Aggregate Functions
Simple statistics: min(), max(), avg()
In order to determine some simple statistics of a value in a column of a table, you can use an aggregate function.
If your individuals
table is:
Name | Age |
---|---|
Allie | 17 |
Amanda | 14 |
Alana | 20 |
You could write this statement to get the minimum, maximum and average value:
SELECT min(age), max(age), avg(age)
FROM individuals;
Result:
min | max | avg |
---|---|---|
14 | 20 | 17 |
string_agg(expression, delimiter)
You can concatenate strings separated by delimiter using the string_agg()
function.
If your individuals
table is:
Name | Age | Country |
---|---|---|
Allie | 15 | USA |
Amanda | 14 | USA |
Alana | 20 | Russia |
You could write SELECT ... GROUP BY
statement to get names from each country:
SELECT string_agg(name, ', ') AS names, country
FROM individuals
GROUP BY country;
Note that you need to use a GROUP BY
clause because string_agg()
is an aggregate function.
Result:
names | country |
---|---|
Allie, Amanda | USA |
Alana | Russia |
More PostgreSQL aggregate function described here
regr_slope(Y, X) : slope of the least-squares-fit linear equation determined by the (X, Y) pairs
To illustrate how to use regr_slope(Y,X), I applied it to a real world problem. In Java, if you don’t clean up memory properly, the garbage can get stuck and fill up the memory. You dump statistics every hour about memory utilization of different classes and load it into a postgres database for analysis.
All memory leak candidates will have a trend of consuming more memory as more time passes. If you plot this trend, you would imagine a line going up and to the left:
^
|
s | Legend:
i | * - data point
z | -- - trend
e |
( |
b | *
y | --
t | --
e | * -- *
s | --
) | *-- *
| -- *
| -- *
--------------------------------------->
time
Suppose you have a table containing heap dump histogram data (a mapping of classes to how much memory they consume):
CREATE TABLE heap_histogram (
-- when the heap histogram was taken
histwhen timestamp without time zone NOT NULL,
-- the object type bytes are referring to
-- ex: java.util.String
class character varying NOT NULL,
-- the size in bytes used by the above class
bytes integer NOT NULL
);
To compute the slope for each class, we group by over the class. The HAVING clause > 0 ensures that we get only candidates with a positive slop (a line going up and to the left).
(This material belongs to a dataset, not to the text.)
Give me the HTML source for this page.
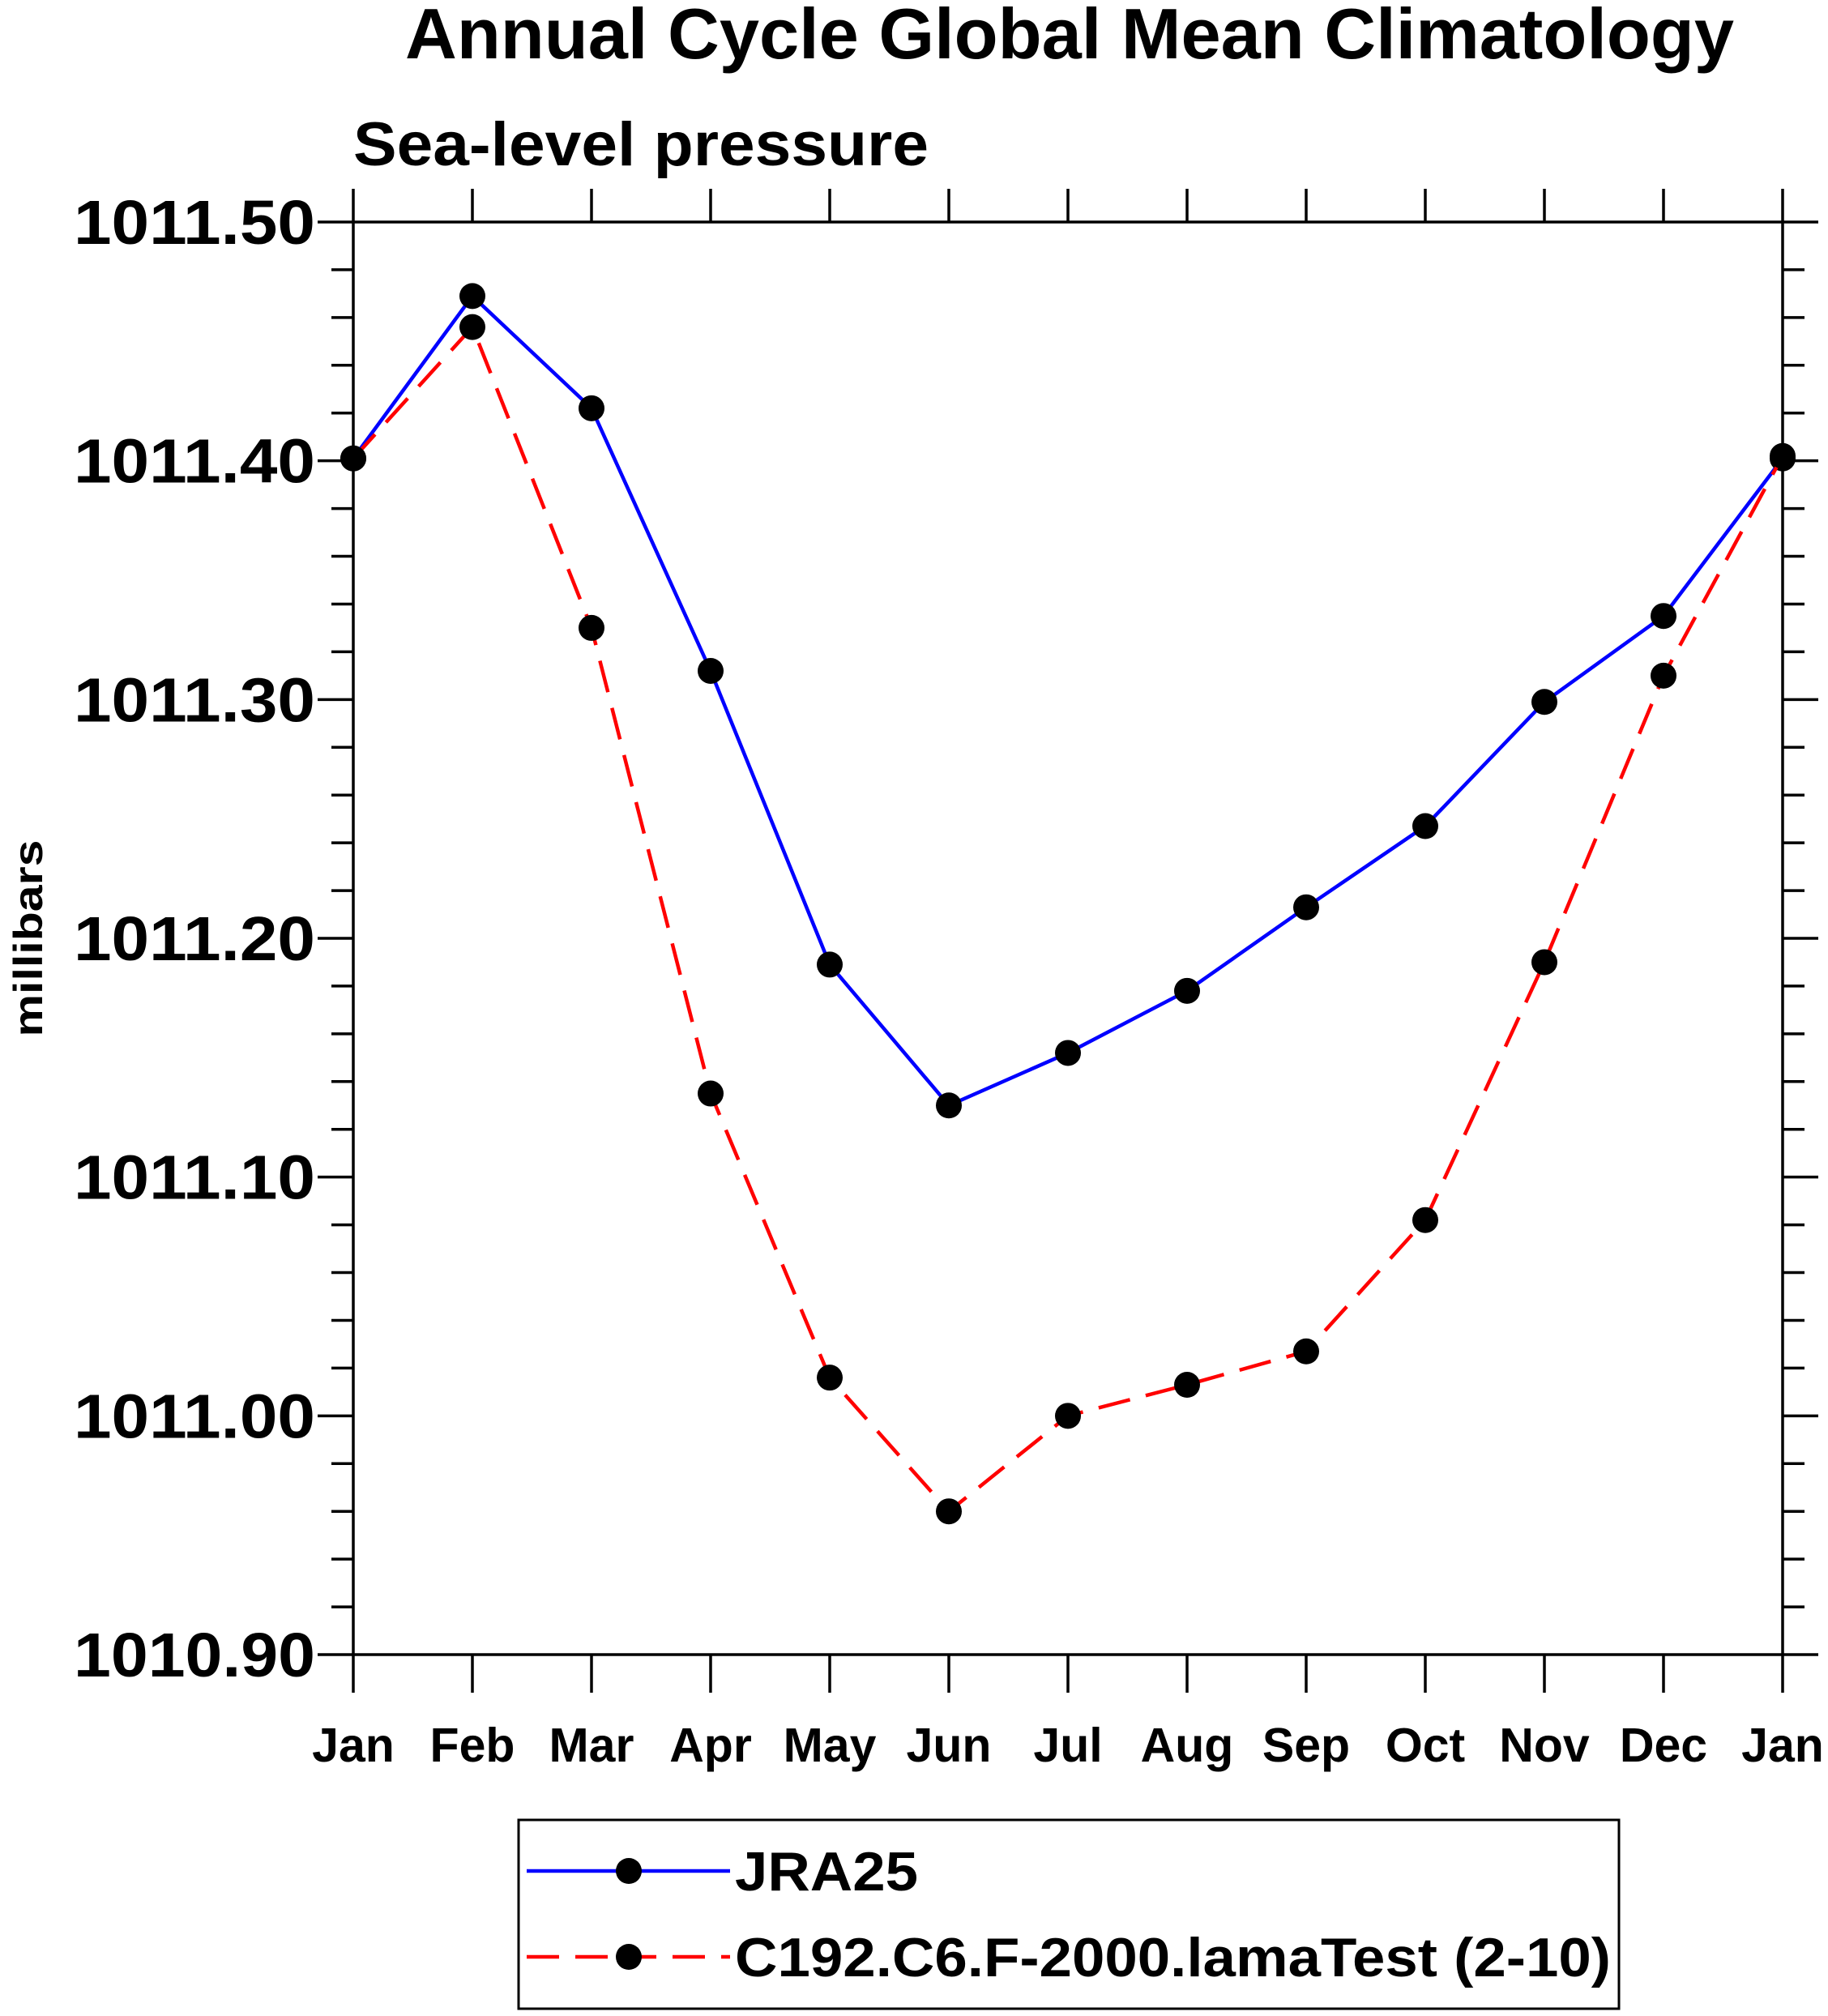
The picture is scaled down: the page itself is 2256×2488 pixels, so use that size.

We sort by the slope descending so that we get the classes with the largest rate of memory increase at the top.
-- epoch returns seconds
SELECT class, REGR_SLOPE(bytes,extract(epoch from histwhen)) as slope
FROM public.heap_histogram
GROUP BY class
HAVING REGR_SLOPE(bytes,extract(epoch from histwhen)) > 0
ORDER BY slope DESC ;
Output:
class | slope
---------------------------+----------------------
java.util.ArrayList | 71.7993806279174
java.util.HashMap | 49.0324576155785
java.lang.String | 31.7770770326123
joe.schmoe.BusinessObject | 23.2036817108056
java.lang.ThreadLocal | 20.9013528767851
From the output we see that java.util.ArrayList’s memory consumption is increasing the fastest at 71.799 bytes per second and is potentially part of the memory leak.